Father Foley suggested two possible causes.

“If you take the phrase by Pius XII that the liturgy is done by Christ, head and members, then you have to make Christ and the assembly strategically central. Many folks interpreted that as a kind of whitewashing of the churches,” he said. “Also, in the United States there was a great document on environment and art in Catholic worship; unfortunately all of the illustrations in the original publication were from one person who has a monastic heart.”

Continuing Reform

Music is another problem, Father Dimock said. Although Gregorian chant is to be given pride of place (Sacrosanctum, paragraph 116), it has in fact almost completely disappeared, he said.

He sees the key to completing the reforms as enriching Church music and architecture, and to give more prominence to where the Blessed Sacrament is reserved.
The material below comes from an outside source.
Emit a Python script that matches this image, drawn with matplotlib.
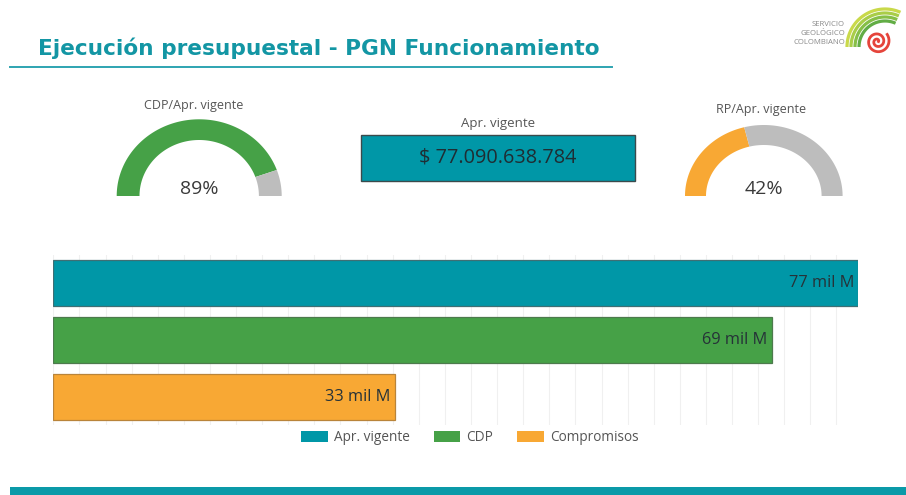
import numpy as np
import matplotlib
matplotlib.use("Agg")
import matplotlib.pyplot as plt
from matplotlib.patches import Rectangle, Patch, Polygon

plt.rcParams['font.family'] = ['Open Sans', 'DejaVu Sans']

# ---- data ----
categories = ["Apr. vigente", "CDP", "Compromisos"]
values = [77.09, 68.8, 32.7]          # miles de millones
bar_labels = ["77 mil M", "69 mil M", "33 mil M"]
apr_vigente_text = "$ 77.090.638.784"
gauge_titles = ["CDP/Apr. vigente", "RP/Apr. vigente"]
gauge_pct = [89, 42]
title = "Ejecución presupuestal - PGN Funcionamiento"

TEAL = "#0097A7"
GREEN = "#46A147"
ORANGE = "#F8A834"
GRAY = "#BDBDBD"
colors = [TEAL, GREEN, ORANGE]
edges = ["#3f6f74", "#4d7a4d", "#b9843a"]

W, H = 906, 495
fig = plt.figure(figsize=(W / 100, H / 100), dpi=100)
fig.patch.set_facecolor("white")

# overlay axes in pixel coords
ov = fig.add_axes([0, 0, 1, 1])
ov.set_xlim(0, W)
ov.set_ylim(H, 0)
ov.axis("off")

# title + underline
ov.text(38.5, 48, title, fontsize=15.6, fontweight="bold", color="#1396A4",
        ha="left", va="center", family="DejaVu Sans")
ov.plot([10, 612], [67.3, 67.3], color="#2ea4b1", lw=1.4)

# footer band
ov.add_patch(Rectangle((10, 487), W - 10, 8, facecolor="#0a9aa8", edgecolor="none"))

# logo
for i, line in enumerate(["SERVICIO", "GEOLÓGICO", "COLOMBIANO"]):
    ov.text(845, 25 + i * 8.5, line, fontsize=5.6, color="#8a8a8a",
            ha="right", va="center")
arc_cols = ["#c9d94a", "#a9cd48", "#86bf47", "#62ad45"]
for k, (r, c) in enumerate(zip([38, 34, 30, 26], arc_cols)):
    th = np.linspace(np.deg2rad(66), np.pi, 60)
    ov.plot(885 + r * np.cos(th), 47 - r * np.sin(th), color=c, lw=2.3,
            solid_capstyle="butt")
t = np.linspace(0, 4.2 * np.pi, 300)
rr = 1.0 + 11.0 * t / t.max()
ov.plot(877.5 + rr * np.cos(t), 41.5 - rr * np.sin(t), color="#e5443b", lw=2.0)

# gauges
def gauge(cx, cy, rxo, ryo, rxi, ryi, pct, col, ttl, tx, ty):
    split = np.pi * (1 - pct / 100.0)
    def band(a0, a1, c):
        th = np.linspace(a0, a1, 120)
        xo = cx + rxo * np.cos(th); yo = cy - ryo * np.sin(th)
        xi = cx + rxi * np.cos(th[::-1]); yi = cy - ryi * np.sin(th[::-1])
        ov.add_patch(Polygon(np.column_stack([np.r_[xo, xi], np.r_[yo, yi]]),
                             closed=True, facecolor=c, edgecolor="none"))
    band(split, np.pi, col)
    band(0, split, GRAY)
    ov.text(tx, ty, ttl, fontsize=9.0, color="#555555", ha="center", va="center")
    ov.text(cx, 189, f"{pct}%", fontsize=14, color="#3a3a3a", ha="center", va="center")

gauge(199.2, 196, 82.5, 76.7, 59.7, 56, gauge_pct[0], GREEN, gauge_titles[0], 194, 106)
gauge(763.8, 196, 78.8, 71, 57.8, 51, gauge_pct[1], ORANGE, gauge_titles[1], 761, 109)

# card
ov.add_patch(Rectangle((360.7, 135), 274.3, 46, facecolor=TEAL,
                       edgecolor="#3b4a4c", lw=1.0))
ov.text(497.7, 123.5, "Apr. vigente", fontsize=9.5, color="#555555",
        ha="center", va="center")
ov.text(498, 158, apr_vigente_text, fontsize=14.3, color="#1f2d33",
        ha="center", va="center")

# bar chart
x0, x1, ytop, ybot = 53.3, 858.3, 255, 425
ax = fig.add_axes([x0 / W, 1 - ybot / H, (x1 - x0) / W, (ybot - ytop) / H])
ypos = np.arange(len(categories))
bars = ax.barh(ypos, values, height=0.8, color=colors, edgecolor=edges, lw=0.9, zorder=3)
ax.set_xlim(0, values[0])
ax.set_ylim(2.49, -0.49)
ax.set_xticks(np.arange(0, 75.1, 2.5))
ax.set_yticks([])
ax.tick_params(axis="x", length=0, labelbottom=False)
ax.grid(axis="x", color="#f0f0f0", lw=0.8, zorder=0)
for s in ax.spines.values():
    s.set_visible(False)
ax.patch.set_alpha(0)
for b, lab in zip(bars, bar_labels):
    ax.annotate(lab, xy=(b.get_width(), b.get_y() + b.get_height() / 2),
                xytext=(-3, 0), textcoords="offset points", ha="right",
                va="center", fontsize=11.8, color="#263238", zorder=4)

handles = [Patch(facecolor=c, edgecolor="none") for c in colors]
fig.legend(handles, categories, loc="center", bbox_to_anchor=(470 / W, 1 - 437.5 / H),
           ncol=3, frameon=False, fontsize=9.8, handlelength=1.95, handleheight=0.9,
           handletextpad=0.45, columnspacing=1.75, labelcolor="#555555")

fig.savefig("out.png", dpi=100, facecolor="white")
“That has a great deal to do with the atmosphere and the attitude with which we approach the holy liturgy,” he said. “The Holy Father heavily emphasizes the sacred, transcendent, eschatological dimension, and those dimensions need to complement the horizontal, which are true.”

Deacon Cummings, too, sees the need for developing the “vertical dimension”—the people-to-God dimension alongside the person-to-person relationship—in fulfilling the vision of Sacrosanctum.

“If we were to bring to the revised rite as it is just now all the warmth of devotion and attention, all the care to the solemnity of the celebration that's already in place in terms of the rite,” he said, “that's the one thing that would bring to completion what the liturgical reform lacks.”

Ellen Rossini writes from Richardson, Texas.